Maya Widmaier-Picasso has confirmed the authenticity of this work.

In the summer of 1919, Picasso and his wife, the Russian ballerina Olga Khokhlova, sojourned to the South of France to enjoy their second honeymoon. There Picasso began a series of gouaches and drawings of guéridons, or pedestal tables, which would occupy him for much of the next two years. These guéridons were so central to his work at this time that John Richardson devotes a chapter entitled Summer at Saint-Raphaël (The Guéridon) to them in his definitive biography on the artist, explaining that "Picasso's traditional attitude toward the bride who loved to sit for him made it very difficult to portray her in any but a traditionally representative way. To reconcile conventional love for Olga with his pursuit of modernity, he turned to the subject of the anthropomorphic guéridon, which had preoccupied him the previous winter, and applied it to Olga instead of to himself...[T]he works executed at Saint-Raphaël are about Olga and are intrinsically feminine, honeymoon images that radiate with love and sunny freshness and no hints of Picassian darkness" (A Life of Picasso, The Triumphant Years, 1917-1932, New York, 2007, vol. 3, p. 136). 

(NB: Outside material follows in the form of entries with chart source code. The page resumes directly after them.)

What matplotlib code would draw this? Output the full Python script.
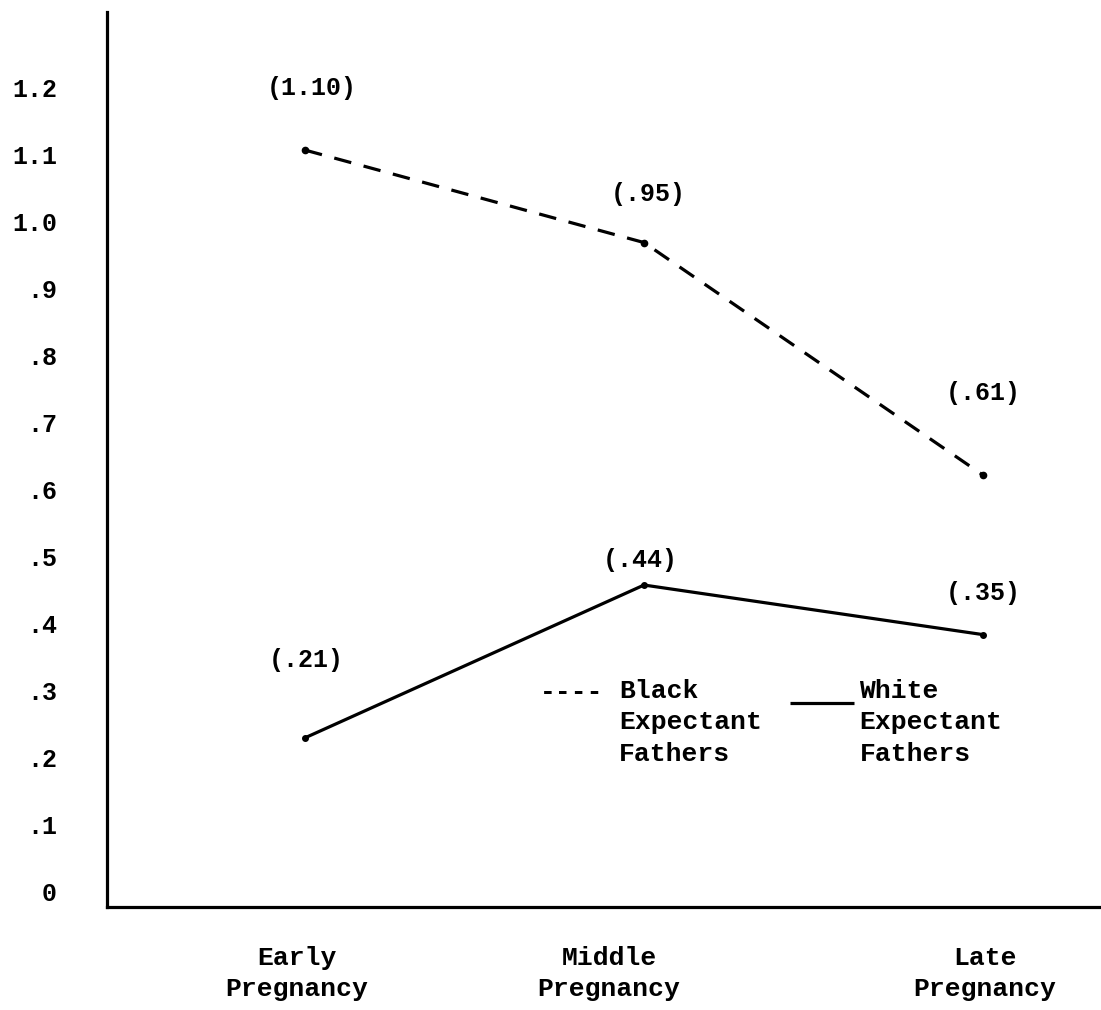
import matplotlib
matplotlib.use("Agg")
import matplotlib.pyplot as plt
from matplotlib.transforms import ScaledTranslation

# Data
stages = ["Early\nPregnancy", "Middle\nPregnancy", "Late\nPregnancy"]
black_values = [1.107, 0.969, 0.622]      # plotted positions
white_values = [0.230, 0.458, 0.384]
black_labels = ["(1.10)", "(.95)", "(.61)"]
white_labels = ["(.21)", "(.44)", "(.35)"]
yticks = [0, 0.1, 0.2, 0.3, 0.4, 0.5, 0.6, 0.7, 0.8, 0.9, 1.0, 1.1, 1.2]
ytick_labels = ["0", ".1", ".2", ".3", ".4", ".5", ".6", ".7", ".8", ".9", "1.0", "1.1", "1.2"]

W, H = 1101, 1010
fig = plt.figure(figsize=(W / 100, H / 100), dpi=100)
left_px, bottom_px, top_px = 107, 907, 12
ax = fig.add_axes([left_px / W, 1 - bottom_px / H, (W - left_px) / W, (bottom_px - top_px) / H])

mono = ["Liberation Mono", "DejaVu Sans Mono"]

x = [0, 1, 2]
ax.plot(x, black_values, color="black", lw=2.3, ls=(0, (5.5, 4)), marker="o", ms=4.5)
ax.plot(x, white_values, color="black", lw=2.3, ls="-", marker="o", ms=4)

# value annotations (offsets in points)
offs_black = [(5, 45), (3, 35), (0, 59)]
offs_white = [(1, 56), (-3, 18), (0, 30)]
for xi, v, lab, off in zip(x, black_values, black_labels, offs_black):
    ax.annotate(lab, (xi, v), xytext=off, textcoords="offset points", ha="center",
                va="center", fontsize=18, fontweight="bold", family=mono)
for xi, v, lab, off in zip(x, white_values, white_labels, offs_white):
    ax.annotate(lab, (xi, v), xytext=off, textcoords="offset points", ha="center",
                va="center", fontsize=18, fontweight="bold", family=mono)

ax.set_xlim(-0.584, 2.348)
ax.set_ylim(-0.0224, 1.313)
ax.set_yticks(yticks)
ax.set_yticklabels(ytick_labels, fontsize=18, fontweight="bold", family=mono)
ax.set_xticks(x)
ax.set_xticklabels(stages, fontsize=19, family=mono, fontweight="bold", linespacing=1.4)
ax.tick_params(axis="y", length=0, pad=36)
ax.tick_params(axis="x", length=0, pad=28)
x_shifts_px = [-8, -35, 2]
for lab, dx in zip(ax.get_xticklabels(), x_shifts_px):
    lab.set_transform(lab.get_transform() + ScaledTranslation(dx / 100, 0, fig.dpi_scale_trans))
for s in ["top", "right"]:
    ax.spines[s].set_visible(False)
ax.spines["left"].set_linewidth(2.3)
ax.spines["bottom"].set_linewidth(2.3)

# typed legend
ax.text(0.4356, 0.240, "----", transform=ax.transAxes, ha="left", va="center",
        fontsize=19, family=mono, fontweight="bold")
ax.text(0.515, 0.255, "Black\nExpectant\nFathers", transform=ax.transAxes, ha="left",
        va="top", fontsize=19, family=mono, fontweight="bold", linespacing=1.4)
ax.plot([0.687, 0.752], [0.228, 0.228], transform=ax.transAxes, color="black", lw=2.3,
        solid_capstyle="butt")
ax.text(0.757, 0.255, "White\nExpectant\nFathers", transform=ax.transAxes, ha="left",
        va="top", fontsize=19, family=mono, fontweight="bold", linespacing=1.4)

fig.savefig("out.png", dpi=100)
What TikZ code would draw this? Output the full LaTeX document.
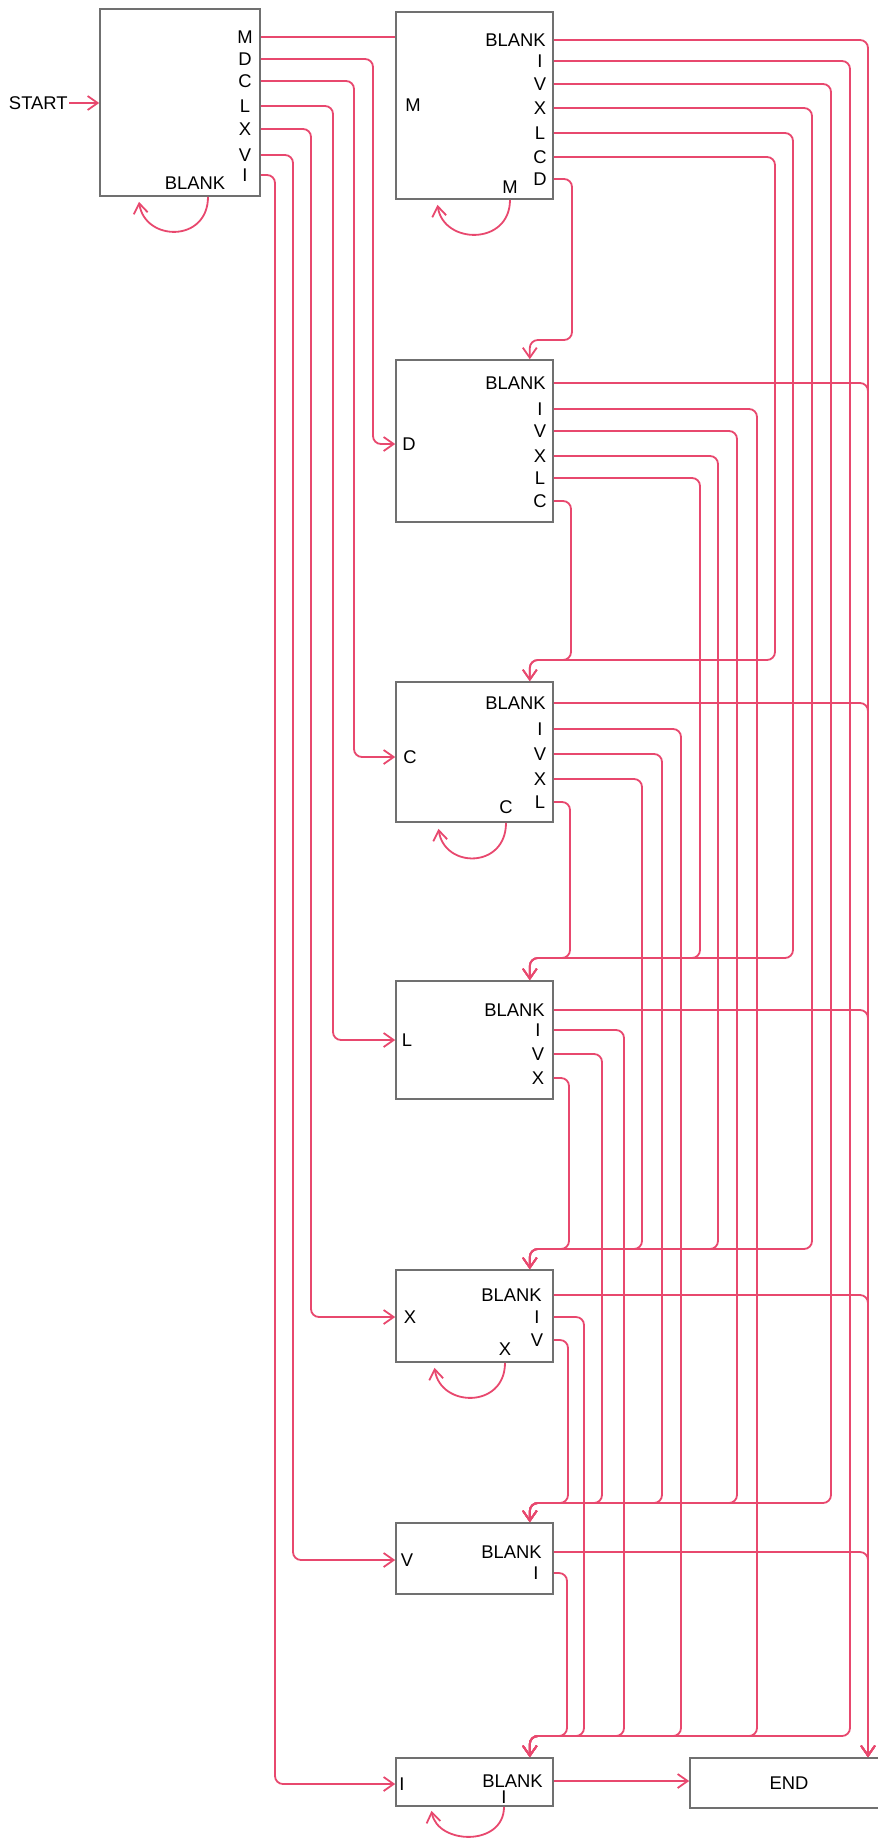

During this period, Picasso worked alternately in both Cubist and Neoclassical styles, and sometimes interwove them. In 1920, the Cubist elements trumped the Neoclassical ones in Picasso's still-lifes, as he reduced the picture window, table and its accoutrements to simple geometric shapes. The resulting compositions, such as the present work, were more abstract than those of the summer before. 
As Richardson notes, "The development of this last great period of Synthetic Cubism can easily be followed through the 'Guéridons'...No longer did Picasso feel obligated to investigate the intricate formal and spatial problems that preoccupied him ten years before. Instead he felt free to relax and exploit his cubist discoveries in a decorative manner that delights the eye...Never again did the artist's style recapture the air of magisterial calm that is such a feature of this last great phase of Cubism" (Picasso, An American Tribute, New York, 1962, p. 52).